As was discussed earlier on Friday, President Obama and his administration sold Israel down the river at the U.N. Security Council.
An Egyptian resolution to condemn Israel’s settlement of Judea and Samaria and declare such Jewish historical sites as the Western Wall as “occupied Palestinian territory,” was passed despite the objections from Israeli Prime Minister Benjamin Netanyahu and U.S. President-elect Donald Trump, as well as many others.
As I speculated earlier, President Obama’s decision to abstain from the vote — effectively letting it pass — and not invoke the United State’s veto power seemed to be a way for Obama to stick it to Israel as a parting shot.
Now we know, thanks to Deputy National Security Advisor Ben Rhodes, just how lame and self serving the Obama administration’s reasoning for abstention was.
According to The Hill:
The administration’s decision was borne out of frustration and a desire to resolve a conflict that has dogged generations of U.S. presidents.
But the move could backfire on Obama by emboldening Netanyahu and Trump to pursue hard-line policies toward Palestinians that contradict the president’s approach.
Um, you reckon? This move has more of a chance of establishing a hard line in the future. The exact opposite of what President Obama says that he wants.
However, Donald Trump’s friendly position toward Netanyahu’s government stance on Judea and Samaria as well as Jerusalem being Israel’s capital, have created speculation as being the reason why Obama would take such a stark departure from U.S. policy.
But the Obama administration is denying that. Saying,
Rhodes denied the president’s decision would have any bearing on Trump’s policies, which he said were set long before Friday’s vote.

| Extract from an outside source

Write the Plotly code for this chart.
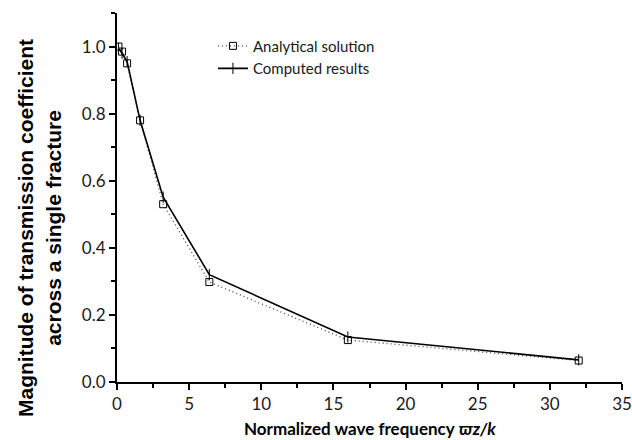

But he also struggled to explain how it would improve the situation in the Middle East.
Instead, the decision appeared to be one final chance for Obama to flex his muscles on the world stage in front of Trump, who has publicly taken stances on foreign policy at odds with the current administration.
“There is one president at a time,” Rhodes said. “President Obama is the president of the United States until Jan. 20 and we are taking this action, of course, as U.S. policy.”
Oh, nice. Thanks, Obama.
Indeed, The Hill admits that if such a stance was decided regardless of who won the election the implications for a successful peace process would have made Hillary Clinton’s job much more difficult as well. Leaving Obama wide open to the well-deserved criticism he’s received in regards to U.S.-Israeli relations.
President Obama is set to leave office with exactly the record he deserves on Israel: A stark opponent of the only Western democracy in the region and leaving the situation worse than he found it.